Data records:
□ □ □ □ □
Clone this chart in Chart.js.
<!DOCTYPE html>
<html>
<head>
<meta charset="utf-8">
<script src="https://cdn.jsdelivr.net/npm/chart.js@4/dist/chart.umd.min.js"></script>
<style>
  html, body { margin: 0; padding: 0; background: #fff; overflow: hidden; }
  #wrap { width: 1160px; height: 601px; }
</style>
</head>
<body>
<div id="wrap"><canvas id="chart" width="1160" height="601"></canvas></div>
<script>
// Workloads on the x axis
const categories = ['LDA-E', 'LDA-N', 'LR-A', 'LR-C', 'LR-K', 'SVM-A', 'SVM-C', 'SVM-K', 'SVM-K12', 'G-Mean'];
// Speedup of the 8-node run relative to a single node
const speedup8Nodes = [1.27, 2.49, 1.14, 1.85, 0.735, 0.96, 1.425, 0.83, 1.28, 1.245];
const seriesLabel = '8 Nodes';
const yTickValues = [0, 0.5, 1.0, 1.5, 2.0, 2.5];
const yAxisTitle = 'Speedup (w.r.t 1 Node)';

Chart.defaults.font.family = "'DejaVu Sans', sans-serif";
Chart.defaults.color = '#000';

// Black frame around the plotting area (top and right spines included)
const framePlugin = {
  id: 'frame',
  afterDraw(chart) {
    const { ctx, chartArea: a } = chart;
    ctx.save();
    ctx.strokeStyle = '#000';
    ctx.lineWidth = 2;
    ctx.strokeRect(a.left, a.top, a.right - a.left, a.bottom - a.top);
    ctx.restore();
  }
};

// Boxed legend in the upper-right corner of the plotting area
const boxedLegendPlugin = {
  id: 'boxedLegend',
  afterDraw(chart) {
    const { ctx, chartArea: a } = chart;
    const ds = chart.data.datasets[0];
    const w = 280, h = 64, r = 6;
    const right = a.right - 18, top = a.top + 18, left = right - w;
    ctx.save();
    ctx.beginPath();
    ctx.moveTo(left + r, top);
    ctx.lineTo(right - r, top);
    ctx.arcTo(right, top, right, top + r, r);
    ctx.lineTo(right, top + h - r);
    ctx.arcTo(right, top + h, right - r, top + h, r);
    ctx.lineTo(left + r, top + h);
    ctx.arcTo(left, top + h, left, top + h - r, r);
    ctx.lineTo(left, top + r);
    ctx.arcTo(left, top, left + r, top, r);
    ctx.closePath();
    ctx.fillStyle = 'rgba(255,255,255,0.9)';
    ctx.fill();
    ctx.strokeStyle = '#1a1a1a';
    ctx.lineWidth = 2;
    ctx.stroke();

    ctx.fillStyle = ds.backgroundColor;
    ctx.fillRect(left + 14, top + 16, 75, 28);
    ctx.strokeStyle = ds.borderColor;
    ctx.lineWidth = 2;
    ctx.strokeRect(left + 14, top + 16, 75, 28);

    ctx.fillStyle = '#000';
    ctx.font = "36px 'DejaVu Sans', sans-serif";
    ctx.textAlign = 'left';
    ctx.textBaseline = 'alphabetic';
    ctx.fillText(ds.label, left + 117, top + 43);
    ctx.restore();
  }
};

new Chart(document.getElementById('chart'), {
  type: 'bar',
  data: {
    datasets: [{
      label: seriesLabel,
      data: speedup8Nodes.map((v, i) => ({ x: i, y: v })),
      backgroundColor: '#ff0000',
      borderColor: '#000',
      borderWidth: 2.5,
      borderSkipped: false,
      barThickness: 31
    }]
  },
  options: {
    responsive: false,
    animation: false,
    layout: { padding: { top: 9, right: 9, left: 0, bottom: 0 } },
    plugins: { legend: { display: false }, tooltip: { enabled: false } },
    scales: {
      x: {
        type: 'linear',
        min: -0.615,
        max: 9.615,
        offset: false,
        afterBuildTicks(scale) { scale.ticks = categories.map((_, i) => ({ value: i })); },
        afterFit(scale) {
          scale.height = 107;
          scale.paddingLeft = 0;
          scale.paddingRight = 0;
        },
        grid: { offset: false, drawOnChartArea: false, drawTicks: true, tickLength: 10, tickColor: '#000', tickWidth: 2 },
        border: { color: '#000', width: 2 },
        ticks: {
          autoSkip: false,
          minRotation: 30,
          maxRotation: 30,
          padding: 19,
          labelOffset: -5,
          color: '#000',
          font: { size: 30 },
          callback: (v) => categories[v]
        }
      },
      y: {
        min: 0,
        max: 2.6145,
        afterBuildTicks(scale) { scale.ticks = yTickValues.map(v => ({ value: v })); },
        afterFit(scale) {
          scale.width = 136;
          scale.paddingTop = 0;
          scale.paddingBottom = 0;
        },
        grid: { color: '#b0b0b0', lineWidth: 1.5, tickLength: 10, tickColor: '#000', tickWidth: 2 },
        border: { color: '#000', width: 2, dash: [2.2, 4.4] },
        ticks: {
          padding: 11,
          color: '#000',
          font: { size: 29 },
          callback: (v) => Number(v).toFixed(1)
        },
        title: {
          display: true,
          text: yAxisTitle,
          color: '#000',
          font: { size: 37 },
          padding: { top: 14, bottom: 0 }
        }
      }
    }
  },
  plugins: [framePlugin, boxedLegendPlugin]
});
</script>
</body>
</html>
□ □ □ □ □
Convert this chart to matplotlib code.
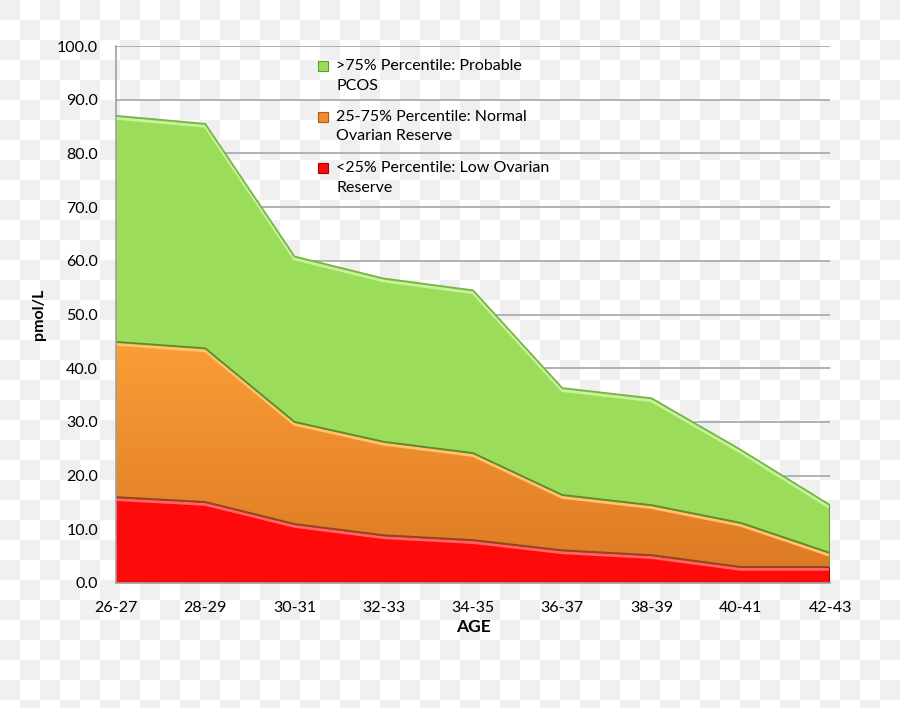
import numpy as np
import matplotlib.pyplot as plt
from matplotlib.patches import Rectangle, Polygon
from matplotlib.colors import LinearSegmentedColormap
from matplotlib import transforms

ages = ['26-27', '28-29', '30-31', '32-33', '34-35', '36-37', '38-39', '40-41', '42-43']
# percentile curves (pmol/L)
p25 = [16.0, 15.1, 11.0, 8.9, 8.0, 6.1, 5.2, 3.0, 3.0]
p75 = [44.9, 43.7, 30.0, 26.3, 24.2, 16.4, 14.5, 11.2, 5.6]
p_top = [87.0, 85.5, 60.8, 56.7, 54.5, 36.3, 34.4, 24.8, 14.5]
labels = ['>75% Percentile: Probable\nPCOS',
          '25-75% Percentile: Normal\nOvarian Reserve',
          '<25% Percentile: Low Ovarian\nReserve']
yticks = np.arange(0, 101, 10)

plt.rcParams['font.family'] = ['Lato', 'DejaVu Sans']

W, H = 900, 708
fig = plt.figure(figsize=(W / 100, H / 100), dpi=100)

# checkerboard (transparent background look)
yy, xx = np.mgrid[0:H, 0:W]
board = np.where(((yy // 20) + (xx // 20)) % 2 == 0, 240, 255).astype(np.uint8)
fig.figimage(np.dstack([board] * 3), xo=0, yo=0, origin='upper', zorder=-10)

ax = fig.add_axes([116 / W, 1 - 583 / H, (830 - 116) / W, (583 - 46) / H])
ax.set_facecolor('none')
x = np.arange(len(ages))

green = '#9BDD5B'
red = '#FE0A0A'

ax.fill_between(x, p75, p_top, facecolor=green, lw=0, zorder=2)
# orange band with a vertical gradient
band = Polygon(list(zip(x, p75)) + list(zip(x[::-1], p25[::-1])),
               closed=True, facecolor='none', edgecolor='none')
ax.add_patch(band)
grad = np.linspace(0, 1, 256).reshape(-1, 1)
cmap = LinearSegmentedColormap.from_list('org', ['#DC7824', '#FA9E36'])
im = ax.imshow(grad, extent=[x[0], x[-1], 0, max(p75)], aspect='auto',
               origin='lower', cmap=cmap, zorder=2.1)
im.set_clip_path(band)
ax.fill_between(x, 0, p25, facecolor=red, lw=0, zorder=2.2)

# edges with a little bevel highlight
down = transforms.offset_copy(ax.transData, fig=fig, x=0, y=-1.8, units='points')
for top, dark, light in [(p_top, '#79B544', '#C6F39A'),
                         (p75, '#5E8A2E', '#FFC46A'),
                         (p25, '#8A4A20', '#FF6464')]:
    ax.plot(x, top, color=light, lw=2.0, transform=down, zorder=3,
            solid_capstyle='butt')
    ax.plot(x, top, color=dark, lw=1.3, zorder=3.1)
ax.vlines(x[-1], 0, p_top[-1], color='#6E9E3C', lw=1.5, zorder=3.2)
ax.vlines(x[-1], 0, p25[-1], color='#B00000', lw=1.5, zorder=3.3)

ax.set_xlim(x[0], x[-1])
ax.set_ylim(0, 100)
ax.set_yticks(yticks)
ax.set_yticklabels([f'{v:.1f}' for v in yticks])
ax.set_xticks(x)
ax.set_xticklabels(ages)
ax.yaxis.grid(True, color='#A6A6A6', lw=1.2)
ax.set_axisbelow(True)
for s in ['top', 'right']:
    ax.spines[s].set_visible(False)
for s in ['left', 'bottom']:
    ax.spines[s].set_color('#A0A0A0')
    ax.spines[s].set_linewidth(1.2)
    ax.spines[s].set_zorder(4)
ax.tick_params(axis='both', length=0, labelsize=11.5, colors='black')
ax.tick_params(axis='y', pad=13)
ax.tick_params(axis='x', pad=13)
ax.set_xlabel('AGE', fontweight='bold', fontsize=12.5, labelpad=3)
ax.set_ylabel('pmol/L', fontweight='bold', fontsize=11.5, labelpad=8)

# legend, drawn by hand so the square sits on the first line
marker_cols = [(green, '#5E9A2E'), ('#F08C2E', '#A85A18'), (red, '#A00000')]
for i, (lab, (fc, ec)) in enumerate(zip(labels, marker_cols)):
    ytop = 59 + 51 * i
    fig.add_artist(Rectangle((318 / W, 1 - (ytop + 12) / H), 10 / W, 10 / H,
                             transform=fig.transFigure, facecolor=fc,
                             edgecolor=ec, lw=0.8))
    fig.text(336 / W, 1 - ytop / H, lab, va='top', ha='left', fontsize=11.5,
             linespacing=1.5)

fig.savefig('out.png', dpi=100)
□ □ □ □ □
Your goal: Reproduce nothing but the lines from the one with "Convert this chart to matplotlib code." to the one with "from matplotlib import transforms", both lines included, and keep every picture out of the copy.

Response:
Convert this chart to matplotlib code.
import numpy as np
import matplotlib.pyplot as plt
from matplotlib.patches import Rectangle, Polygon
from matplotlib.colors import LinearSegmentedColormap
from matplotlib import transforms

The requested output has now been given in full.